Job — Exclude the pictures and return every line exactly as written.

Supplied information —
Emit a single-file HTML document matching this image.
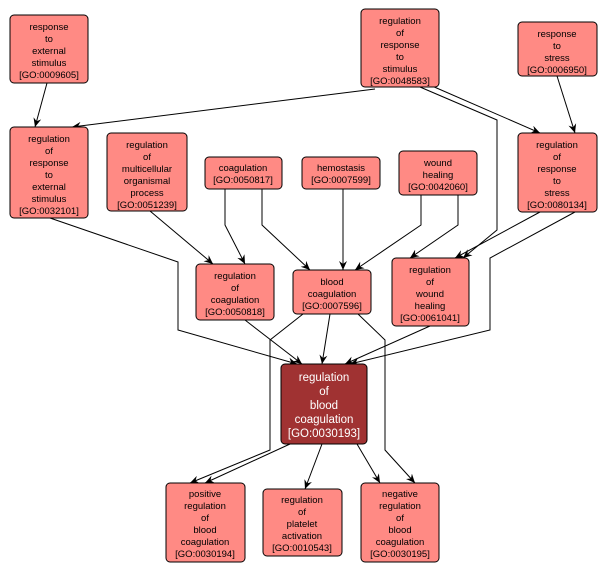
<!DOCTYPE html>
<html><head><style>
body{margin:0;background:#fff}
svg text{font-family:"Liberation Sans",sans-serif;font-size:9.5px;fill:#000;text-anchor:middle}
.n{fill:#ff8a84;stroke:#000;stroke-width:1}
</style></head><body>
<svg width="608" height="573" viewBox="0 0 608 573">
<defs><marker id="a" markerWidth="10" markerHeight="10" refX="9" refY="5" orient="auto" markerUnits="userSpaceOnUse"><path d="M0,1 L9,5 L0,9 L3,5 z" fill="#000"/></marker></defs>
<g fill="none" stroke="#000" stroke-width="1" marker-end="url(#a)">
<path d="M47,83 L35,127"/>
<path d="M375,89 L72,127"/>
<path d="M420,87 L497,120 L497,230 L463,258"/>
<path d="M432,86 L540,133"/>
<path d="M557,76 L575,133"/>
<path d="M50,218 L178,262 L178,330 L297,364"/>
<path d="M150,211 L213,264"/>
<path d="M225,189 L225,225 L245,264"/>
<path d="M262,189 L262,225 L310,270"/>
<path d="M343,189 L343,270"/>
<path d="M421,195 L421,225 L355,270"/>
<path d="M458,195 L458,225 L410,258"/>
<path d="M540,212 L455,258"/>
<path d="M575,212 L490,258 L490,330 L350,364"/>
<path d="M245,320 L302,364"/>
<path d="M330,314 L322,364"/>
<path d="M303,314 L270,340 L270,450 L190,483"/>
<path d="M358,314 L385,340 L385,450 L415,483"/>
<path d="M430,326 L345,364"/>
<path d="M290,444 L205,483"/>
<path d="M322,444 L305,489"/>
<path d="M357,444 L380,483"/>
</g>
<rect class="n" x="10" y="15" width="78" height="68" rx="4"/>
<text x="49" y="30">response<tspan x="49" dy="12">to</tspan><tspan x="49" dy="12">external</tspan><tspan x="49" dy="12">stimulus</tspan><tspan x="49" dy="12">[GO:0009605]</tspan></text>
<rect class="n" x="361" y="9" width="78" height="78" rx="4"/>
<text x="400" y="24">regulation<tspan x="400" dy="12">of</tspan><tspan x="400" dy="12">response</tspan><tspan x="400" dy="12">to</tspan><tspan x="400" dy="12">stimulus</tspan><tspan x="400" dy="12">[GO:0048583]</tspan></text>
<rect class="n" x="518" y="22" width="79" height="54" rx="4"/>
<text x="557" y="37">response<tspan x="557" dy="12">to</tspan><tspan x="557" dy="12">stress</tspan><tspan x="557" dy="12">[GO:0006950]</tspan></text>
<rect class="n" x="10" y="127" width="78" height="91" rx="4"/>
<text x="49" y="142">regulation<tspan x="49" dy="12">of</tspan><tspan x="49" dy="12">response</tspan><tspan x="49" dy="12">to</tspan><tspan x="49" dy="12">external</tspan><tspan x="49" dy="12">stimulus</tspan><tspan x="49" dy="12">[GO:0032101]</tspan></text>
<rect class="n" x="107" y="133" width="80" height="78" rx="4"/>
<text x="147" y="148">regulation<tspan x="147" dy="12">of</tspan><tspan x="147" dy="12">multicellular</tspan><tspan x="147" dy="12">organismal</tspan><tspan x="147" dy="12">process</tspan><tspan x="147" dy="12">[GO:0051239]</tspan></text>
<rect class="n" x="205" y="157" width="77" height="32" rx="4"/>
<text x="243" y="171">coagulation<tspan x="243" dy="12">[GO:0050817]</tspan></text>
<rect class="n" x="302" y="157" width="78" height="32" rx="4"/>
<text x="341" y="171">hemostasis<tspan x="341" dy="12">[GO:0007599]</tspan></text>
<rect class="n" x="399" y="151" width="78" height="44" rx="4"/>
<text x="438" y="166">wound<tspan x="438" dy="12">healing</tspan><tspan x="438" dy="12">[GO:0042060]</tspan></text>
<rect class="n" x="518" y="133" width="79" height="79" rx="4"/>
<text x="557" y="148">regulation<tspan x="557" dy="12">of</tspan><tspan x="557" dy="12">response</tspan><tspan x="557" dy="12">to</tspan><tspan x="557" dy="12">stress</tspan><tspan x="557" dy="12">[GO:0080134]</tspan></text>
<rect class="n" x="196" y="264" width="78" height="56" rx="4"/>
<text x="235" y="279">regulation<tspan x="235" dy="12">of</tspan><tspan x="235" dy="12">coagulation</tspan><tspan x="235" dy="12">[GO:0050818]</tspan></text>
<rect class="n" x="293" y="270" width="78" height="44" rx="4"/>
<text x="332" y="285">blood<tspan x="332" dy="12">coagulation</tspan><tspan x="332" dy="12">[GO:0007596]</tspan></text>
<rect class="n" x="392" y="258" width="77" height="68" rx="4"/>
<text x="430" y="273">regulation<tspan x="430" dy="12">of</tspan><tspan x="430" dy="12">wound</tspan><tspan x="430" dy="12">healing</tspan><tspan x="430" dy="12">[GO:0061041]</tspan></text>
<rect x="281" y="364" width="86" height="80" rx="4" fill="#a03232" stroke="#000"/>
<text x="324" y="381" style="font-size:11.5px;fill:#fff">regulation<tspan x="324" dy="14">of</tspan><tspan x="324" dy="14">blood</tspan><tspan x="324" dy="14">coagulation</tspan><tspan x="324" dy="14">[GO:0030193]</tspan></text>
<rect class="n" x="166" y="483" width="79" height="79" rx="4"/>
<text x="205" y="497">positive<tspan x="205" dy="12">regulation</tspan><tspan x="205" dy="12">of</tspan><tspan x="205" dy="12">blood</tspan><tspan x="205" dy="12">coagulation</tspan><tspan x="205" dy="12">[GO:0030194]</tspan></text>
<rect class="n" x="263" y="489" width="79" height="67" rx="4"/>
<text x="302" y="503">regulation<tspan x="302" dy="12">of</tspan><tspan x="302" dy="12">platelet</tspan><tspan x="302" dy="12">activation</tspan><tspan x="302" dy="12">[GO:0010543]</tspan></text>
<rect class="n" x="361" y="483" width="78" height="79" rx="4"/>
<text x="400" y="497">negative<tspan x="400" dy="12">regulation</tspan><tspan x="400" dy="12">of</tspan><tspan x="400" dy="12">blood</tspan><tspan x="400" dy="12">coagulation</tspan><tspan x="400" dy="12">[GO:0030195]</tspan></text>
</svg>
</body></html>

Solution to this exercise —
Emit a single-file HTML document matching this image.
<!DOCTYPE html>
<html><head><style>
body{margin:0;background:#fff}
svg text{font-family:"Liberation Sans",sans-serif;font-size:9.5px;fill:#000;text-anchor:middle}
.n{fill:#ff8a84;stroke:#000;stroke-width:1}
</style></head><body>
<svg width="608" height="573" viewBox="0 0 608 573">
<defs><marker id="a" markerWidth="10" markerHeight="10" refX="9" refY="5" orient="auto" markerUnits="userSpaceOnUse"><path d="M0,1 L9,5 L0,9 L3,5 z" fill="#000"/></marker></defs>
<g fill="none" stroke="#000" stroke-width="1" marker-end="url(#a)">
<path d="M47,83 L35,127"/>
<path d="M375,89 L72,127"/>
<path d="M420,87 L497,120 L497,230 L463,258"/>
<path d="M432,86 L540,133"/>
<path d="M557,76 L575,133"/>
<path d="M50,218 L178,262 L178,330 L297,364"/>
<path d="M150,211 L213,264"/>
<path d="M225,189 L225,225 L245,264"/>
<path d="M262,189 L262,225 L310,270"/>
<path d="M343,189 L343,270"/>
<path d="M421,195 L421,225 L355,270"/>
<path d="M458,195 L458,225 L410,258"/>
<path d="M540,212 L455,258"/>
<path d="M575,212 L490,258 L490,330 L350,364"/>
<path d="M245,320 L302,364"/>
<path d="M330,314 L322,364"/>
<path d="M303,314 L270,340 L270,450 L190,483"/>
<path d="M358,314 L385,340 L385,450 L415,483"/>
<path d="M430,326 L345,364"/>
<path d="M290,444 L205,483"/>
<path d="M322,444 L305,489"/>
<path d="M357,444 L380,483"/>
</g>
<rect class="n" x="10" y="15" width="78" height="68" rx="4"/>
<text x="49" y="30">response<tspan x="49" dy="12">to</tspan><tspan x="49" dy="12">external</tspan><tspan x="49" dy="12">stimulus</tspan><tspan x="49" dy="12">[GO:0009605]</tspan></text>
<rect class="n" x="361" y="9" width="78" height="78" rx="4"/>
<text x="400" y="24">regulation<tspan x="400" dy="12">of</tspan><tspan x="400" dy="12">response</tspan><tspan x="400" dy="12">to</tspan><tspan x="400" dy="12">stimulus</tspan><tspan x="400" dy="12">[GO:0048583]</tspan></text>
<rect class="n" x="518" y="22" width="79" height="54" rx="4"/>
<text x="557" y="37">response<tspan x="557" dy="12">to</tspan><tspan x="557" dy="12">stress</tspan><tspan x="557" dy="12">[GO:0006950]</tspan></text>
<rect class="n" x="10" y="127" width="78" height="91" rx="4"/>
<text x="49" y="142">regulation<tspan x="49" dy="12">of</tspan><tspan x="49" dy="12">response</tspan><tspan x="49" dy="12">to</tspan><tspan x="49" dy="12">external</tspan><tspan x="49" dy="12">stimulus</tspan><tspan x="49" dy="12">[GO:0032101]</tspan></text>
<rect class="n" x="107" y="133" width="80" height="78" rx="4"/>
<text x="147" y="148">regulation<tspan x="147" dy="12">of</tspan><tspan x="147" dy="12">multicellular</tspan><tspan x="147" dy="12">organismal</tspan><tspan x="147" dy="12">process</tspan><tspan x="147" dy="12">[GO:0051239]</tspan></text>
<rect class="n" x="205" y="157" width="77" height="32" rx="4"/>
<text x="243" y="171">coagulation<tspan x="243" dy="12">[GO:0050817]</tspan></text>
<rect class="n" x="302" y="157" width="78" height="32" rx="4"/>
<text x="341" y="171">hemostasis<tspan x="341" dy="12">[GO:0007599]</tspan></text>
<rect class="n" x="399" y="151" width="78" height="44" rx="4"/>
<text x="438" y="166">wound<tspan x="438" dy="12">healing</tspan><tspan x="438" dy="12">[GO:0042060]</tspan></text>
<rect class="n" x="518" y="133" width="79" height="79" rx="4"/>
<text x="557" y="148">regulation<tspan x="557" dy="12">of</tspan><tspan x="557" dy="12">response</tspan><tspan x="557" dy="12">to</tspan><tspan x="557" dy="12">stress</tspan><tspan x="557" dy="12">[GO:0080134]</tspan></text>
<rect class="n" x="196" y="264" width="78" height="56" rx="4"/>
<text x="235" y="279">regulation<tspan x="235" dy="12">of</tspan><tspan x="235" dy="12">coagulation</tspan><tspan x="235" dy="12">[GO:0050818]</tspan></text>
<rect class="n" x="293" y="270" width="78" height="44" rx="4"/>
<text x="332" y="285">blood<tspan x="332" dy="12">coagulation</tspan><tspan x="332" dy="12">[GO:0007596]</tspan></text>
<rect class="n" x="392" y="258" width="77" height="68" rx="4"/>
<text x="430" y="273">regulation<tspan x="430" dy="12">of</tspan><tspan x="430" dy="12">wound</tspan><tspan x="430" dy="12">healing</tspan><tspan x="430" dy="12">[GO:0061041]</tspan></text>
<rect x="281" y="364" width="86" height="80" rx="4" fill="#a03232" stroke="#000"/>
<text x="324" y="381" style="font-size:11.5px;fill:#fff">regulation<tspan x="324" dy="14">of</tspan><tspan x="324" dy="14">blood</tspan><tspan x="324" dy="14">coagulation</tspan><tspan x="324" dy="14">[GO:0030193]</tspan></text>
<rect class="n" x="166" y="483" width="79" height="79" rx="4"/>
<text x="205" y="497">positive<tspan x="205" dy="12">regulation</tspan><tspan x="205" dy="12">of</tspan><tspan x="205" dy="12">blood</tspan><tspan x="205" dy="12">coagulation</tspan><tspan x="205" dy="12">[GO:0030194]</tspan></text>
<rect class="n" x="263" y="489" width="79" height="67" rx="4"/>
<text x="302" y="503">regulation<tspan x="302" dy="12">of</tspan><tspan x="302" dy="12">platelet</tspan><tspan x="302" dy="12">activation</tspan><tspan x="302" dy="12">[GO:0010543]</tspan></text>
<rect class="n" x="361" y="483" width="78" height="79" rx="4"/>
<text x="400" y="497">negative<tspan x="400" dy="12">regulation</tspan><tspan x="400" dy="12">of</tspan><tspan x="400" dy="12">blood</tspan><tspan x="400" dy="12">coagulation</tspan><tspan x="400" dy="12">[GO:0030195]</tspan></text>
</svg>
</body></html>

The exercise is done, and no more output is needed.